For a while, it kind of was. But fortunately, I didn’t need to kill myself. In fact, I learned I could make a decent career having others do it for me.
It’s Better to Die Onstage Than to Not Get Onstage at All
I may well have been killed more than anyone else during my time in Hollywood. I was pushed off a roof as a drug dealer in T. J. Hooker. I was thrown off a roof as a drug addict in Dallas and was tossed off another roof or two in The Streets of San Francisco (and also, in a later episode, drowned in a bathtub by a gang dressed up as nuns). I was mowed down by a machine gun, and once I was electrocuted. I was blown up by dynamite and run over by a car. Several times. I was killed so many times that Leonard Katzman, a close friend and director, refused to use me anymore.
“I can’t do it, Jono,” Katzman said. “Maybe if you come back as a blond or something?”
He was joking. But I wasn’t. That afternoon, I went out and had my hair dyed blond. I came back the next day, got the part, and got whacked again. I don’t know what it was about me. I guess people just liked seeing me die.
“It doesn’t hurt, does it?” director Don Siegel said, after I got shot in the head by John Wayne for the seventh time in just a few hours. Don Siegel had become famous directing a cult picture called Invasion of the Body Snatchers.
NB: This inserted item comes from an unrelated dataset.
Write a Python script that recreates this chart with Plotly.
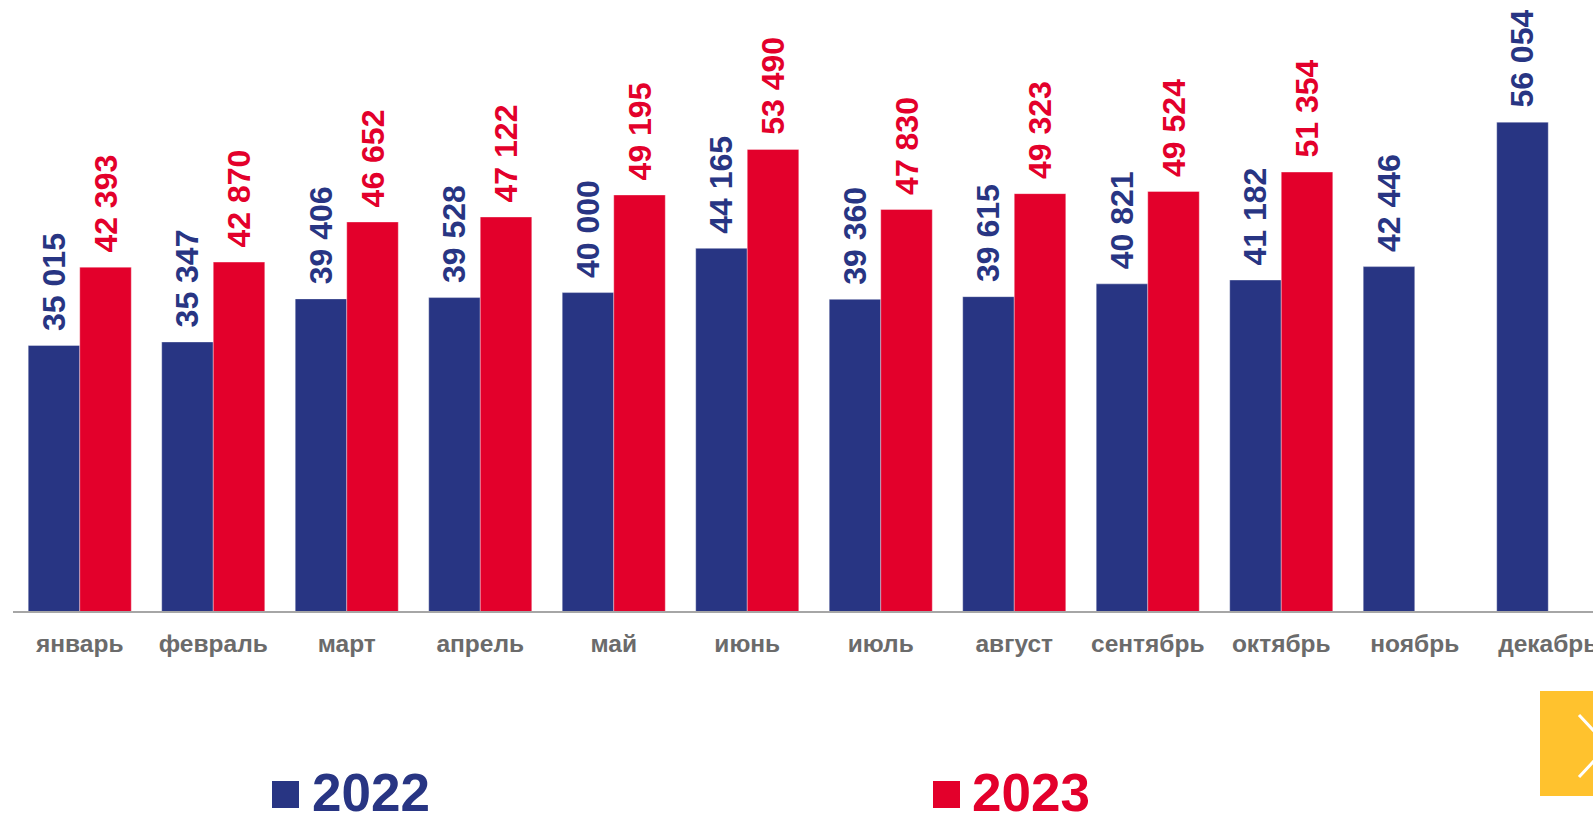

I was on the set of The Shootist, the last film Wayne ever made. I had just crashed through a glass window to shoot the Duke. Of course, I missed. He didn’t. I was rolling around on the ground in pain, where Mr. Wayne was to
give me the coup de grâce.
Wayne was huge, towering over me, firing a prop pistol from six feet away. The gun had blanks, but out of camera view, there was a prop man with an air gun who fired pellets filled with fake blood. So, every time Wayne shot me, the prop man fired a blood pellet at my head, which stung and left a nasty welt. Now, after seven times, they were wondering if it hurt.
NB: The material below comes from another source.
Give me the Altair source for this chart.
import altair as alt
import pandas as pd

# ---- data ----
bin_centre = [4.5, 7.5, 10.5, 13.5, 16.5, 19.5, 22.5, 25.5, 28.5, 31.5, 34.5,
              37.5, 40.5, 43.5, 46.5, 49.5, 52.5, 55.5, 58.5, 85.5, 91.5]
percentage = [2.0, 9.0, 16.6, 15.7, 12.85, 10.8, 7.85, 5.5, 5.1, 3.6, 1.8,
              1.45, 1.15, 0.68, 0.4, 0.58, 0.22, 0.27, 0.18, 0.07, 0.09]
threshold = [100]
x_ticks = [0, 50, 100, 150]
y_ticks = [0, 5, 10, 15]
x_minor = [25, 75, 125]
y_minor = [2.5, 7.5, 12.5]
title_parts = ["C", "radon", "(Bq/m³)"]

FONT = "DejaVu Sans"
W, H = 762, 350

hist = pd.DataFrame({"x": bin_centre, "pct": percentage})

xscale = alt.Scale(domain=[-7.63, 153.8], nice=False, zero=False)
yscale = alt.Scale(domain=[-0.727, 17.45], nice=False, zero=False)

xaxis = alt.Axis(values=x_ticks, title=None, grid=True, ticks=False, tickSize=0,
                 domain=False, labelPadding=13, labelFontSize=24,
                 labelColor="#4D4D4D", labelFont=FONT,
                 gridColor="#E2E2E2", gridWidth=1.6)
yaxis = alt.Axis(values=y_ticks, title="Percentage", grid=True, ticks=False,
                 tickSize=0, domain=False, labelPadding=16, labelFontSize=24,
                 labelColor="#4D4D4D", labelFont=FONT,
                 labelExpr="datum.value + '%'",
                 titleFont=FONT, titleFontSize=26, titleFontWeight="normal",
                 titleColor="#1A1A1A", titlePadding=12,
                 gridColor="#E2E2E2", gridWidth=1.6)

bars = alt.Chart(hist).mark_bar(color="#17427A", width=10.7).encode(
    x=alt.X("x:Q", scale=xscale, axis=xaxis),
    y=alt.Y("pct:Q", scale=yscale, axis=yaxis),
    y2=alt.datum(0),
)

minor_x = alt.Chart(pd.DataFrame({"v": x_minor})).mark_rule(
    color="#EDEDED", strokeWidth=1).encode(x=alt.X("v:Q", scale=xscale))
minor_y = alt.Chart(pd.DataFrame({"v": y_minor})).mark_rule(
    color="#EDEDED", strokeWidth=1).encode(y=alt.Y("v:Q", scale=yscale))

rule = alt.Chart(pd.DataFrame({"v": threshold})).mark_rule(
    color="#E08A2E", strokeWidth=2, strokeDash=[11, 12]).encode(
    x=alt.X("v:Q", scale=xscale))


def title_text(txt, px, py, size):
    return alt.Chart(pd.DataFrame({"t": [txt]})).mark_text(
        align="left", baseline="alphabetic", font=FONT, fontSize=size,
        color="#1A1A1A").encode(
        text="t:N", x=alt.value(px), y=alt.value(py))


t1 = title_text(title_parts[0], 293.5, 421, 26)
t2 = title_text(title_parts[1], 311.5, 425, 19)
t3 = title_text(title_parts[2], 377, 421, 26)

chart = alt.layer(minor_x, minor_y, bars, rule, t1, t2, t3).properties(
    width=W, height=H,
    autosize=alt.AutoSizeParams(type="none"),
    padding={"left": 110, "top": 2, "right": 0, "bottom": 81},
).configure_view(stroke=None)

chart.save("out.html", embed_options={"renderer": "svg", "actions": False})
“Just a little, Mr. Siegel,” I said, seeing double. I was about to pass out.
“That’s great! Okay, everybody, let’s take it again,” Siegel called, and Wayne shot me for the eighth time. My head was throbbing and I could hardly see, my head riddled with blood pellets.
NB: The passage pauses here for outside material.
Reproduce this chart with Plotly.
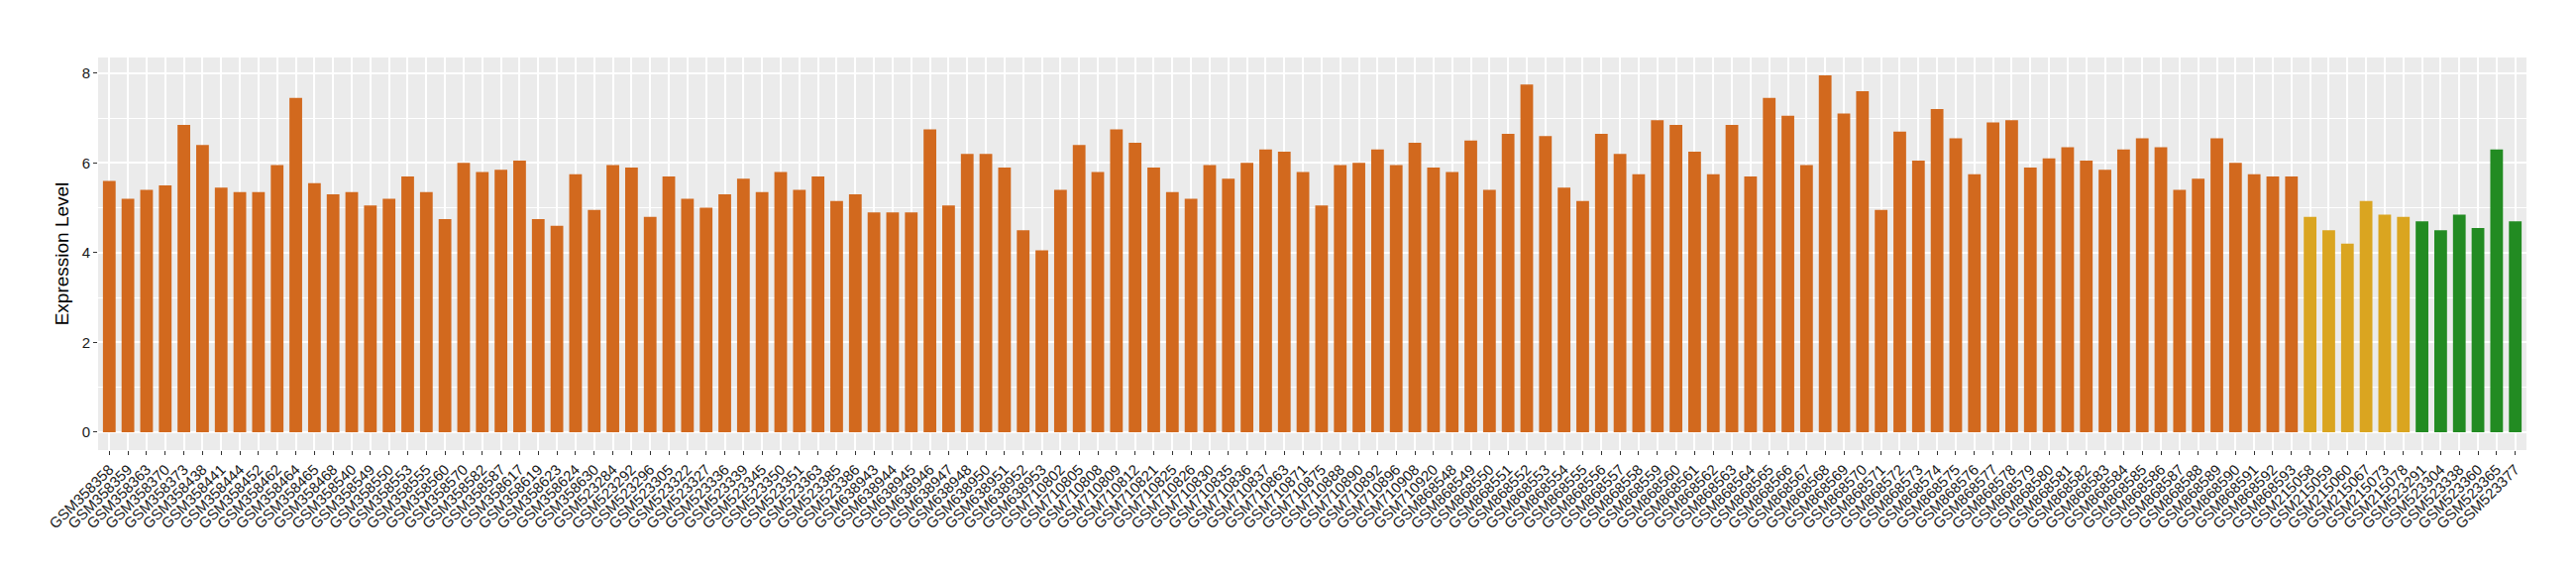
import plotly.graph_objects as go

samples = [
    "GSM358358", "GSM358359", "GSM358363", "GSM358370", "GSM358373", "GSM358438", "GSM358441", "GSM358444",
    "GSM358452", "GSM358462", "GSM358464", "GSM358465", "GSM358468", "GSM358540", "GSM358549", "GSM358550",
    "GSM358553", "GSM358555", "GSM358560", "GSM358570", "GSM358582", "GSM358587", "GSM358617", "GSM358619",
    "GSM358623", "GSM358624", "GSM358630", "GSM523284", "GSM523292", "GSM523296", "GSM523305", "GSM523322",
    "GSM523327", "GSM523336", "GSM523339", "GSM523345", "GSM523350", "GSM523351", "GSM523363", "GSM523385",
    "GSM523386", "GSM638943", "GSM638944", "GSM638945", "GSM638946", "GSM638947", "GSM638948", "GSM638950",
    "GSM638951", "GSM638952", "GSM638953", "GSM710802", "GSM710805", "GSM710808", "GSM710809", "GSM710812",
    "GSM710821", "GSM710825", "GSM710826", "GSM710830", "GSM710835", "GSM710836", "GSM710837", "GSM710863",
    "GSM710871", "GSM710875", "GSM710888", "GSM710890", "GSM710892", "GSM710896", "GSM710908", "GSM710920",
    "GSM868548", "GSM868549", "GSM868550", "GSM868551", "GSM868552", "GSM868553", "GSM868554", "GSM868555",
    "GSM868556", "GSM868557", "GSM868558", "GSM868559", "GSM868560", "GSM868561", "GSM868562", "GSM868563",
    "GSM868564", "GSM868565", "GSM868566", "GSM868567", "GSM868568", "GSM868569", "GSM868570", "GSM868571",
    "GSM868572", "GSM868573", "GSM868574", "GSM868575", "GSM868576", "GSM868577", "GSM868578", "GSM868579",
    "GSM868580", "GSM868581", "GSM868582", "GSM868583", "GSM868584", "GSM868585", "GSM868586", "GSM868587",
    "GSM868588", "GSM868589", "GSM868590", "GSM868591", "GSM868592", "GSM868593",
    "GSM215058", "GSM215059", "GSM215060", "GSM215067", "GSM215073", "GSM215078",
    "GSM523291", "GSM523304", "GSM523338", "GSM523360", "GSM523365", "GSM523377",
]

values = [
    5.6, 5.2, 5.4, 5.5, 6.85, 6.4, 5.45, 5.35, 5.35, 5.95, 7.45, 5.55, 5.3, 5.35, 5.05, 5.2,
    5.7, 5.35, 4.75, 6.0, 5.8, 5.85, 6.05, 4.75, 4.6, 5.75, 4.95, 5.95, 5.9, 4.8, 5.7, 5.2,
    5.0, 5.3, 5.65, 5.35, 5.8, 5.4, 5.7, 5.15, 5.3, 4.9, 4.9, 4.9, 6.75, 5.05, 6.2, 6.2,
    5.9, 4.5, 4.05, 5.4, 6.4, 5.8, 6.75, 6.45, 5.9, 5.35, 5.2, 5.95, 5.65, 6.0, 6.3, 6.25,
    5.8, 5.05, 5.95, 6.0, 6.3, 5.95, 6.45, 5.9, 5.8, 6.5, 5.4, 6.65, 7.75, 6.6, 5.45, 5.15,
    6.65, 6.2, 5.75, 6.95, 6.85, 6.25, 5.75, 6.85, 5.7, 7.45, 7.05, 5.95, 7.95, 7.1, 7.6, 4.95,
    6.7, 6.05, 7.2, 6.55, 5.75, 6.9, 6.95, 5.9, 6.1, 6.35, 6.05, 5.85, 6.3, 6.55, 6.35, 5.4,
    5.65, 6.55, 6.0, 5.75, 5.7, 5.7,
    4.8, 4.5, 4.2, 5.15, 4.85, 4.8,
    4.7, 4.5, 4.85, 4.55, 6.3, 4.7,
]

groups = ["A"] * 118 + ["B"] * 6 + ["C"] * 6
group_colors = {"A": "#D2691E", "B": "#DAA520", "C": "#228B22"}

fig = go.Figure()
fig.add_trace(go.Bar(
    x=samples,
    y=values,
    marker=dict(color=[group_colors[g] for g in groups], line=dict(width=0)),
    width=0.68,
    showlegend=False,
))

fig.update_layout(
    width=2600, height=580,
    margin=dict(l=91, r=58, t=50, b=134, autoexpand=False),
    paper_bgcolor="white",
    plot_bgcolor="#EBEBEB",
    font=dict(family="Liberation Sans, Arial, sans-serif", color="#333333"),
    bargap=0.32,
)
fig.update_xaxes(
    type="category",
    automargin=False,
    range=[-0.6, len(samples) - 0.4],
    tickangle=-45,
    tickfont=dict(size=15, color="#1a1a1a"),
    showgrid=True, gridcolor="white", gridwidth=1.5,
    ticks="outside", ticklen=4, tickcolor="#333333",
    zeroline=False, showline=False,
)
fig.update_yaxes(
    automargin=False,
    range=[-0.4, 8.35],
    tickvals=[0, 2, 4, 6, 8],
    tickfont=dict(size=15, color="#1a1a1a"),
    showgrid=True, gridcolor="white", gridwidth=1.5,
    minor=dict(tickvals=[1, 3, 5, 7], showgrid=True, gridcolor="white", gridwidth=0.7, ticks=""),
    ticks="outside", ticklen=4, tickcolor="#333333",
    zeroline=False, showline=False,
    title=dict(text="Expression Level", font=dict(size=19, color="black"), standoff=8),
)

fig.write_html("out.html")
Siegel got out of his chair to inspect the set. He looked down at the welts on my head.
“How much they paying you for this, kid?” he asked.
“Seven hundred.” I winced.
“Well, if it makes you feel any better, most of the people the Duke shoots turn out to be stars.”
How nice, I thought.
“All right,” Siegel yelled. “One more time! For safety!”
The Duke did shoot me. And I did become a star. But I’d have to wait thirty-five years. In the meantime, my death run continued. I was pushed off a boat in some mucky swamp, shot too many times to count, strapped to the electric chair, and hanged from the gallows in Cutter’s Trail by Joseph Cotten, who, incidentally, had just had false front teeth fitted. As a result, he had quite a bit of trouble with my character’s name and his line.
“Any lastht requesthtsth, Jesstheee Bowen?” he asked, again and again, tears rolling down his cheeks. We had to keep taking it and taking it because, frankly, an outlaw with a noose around his neck shouldn’t be laughing so hard.
Then I was buried alive.
I’d been cast in The Law & Harry McGraw, a television show, in a leading role. I played Flash, a Broadway star and bon vivant known to cavort with numerous showgirls. I don’t remember how I was killed, but what’s the difference? Dead is dead, so we had to do a funeral scene. Instead of shooting the funeral on set, the production had rented out a decrepit funeral parlor in Pasadena.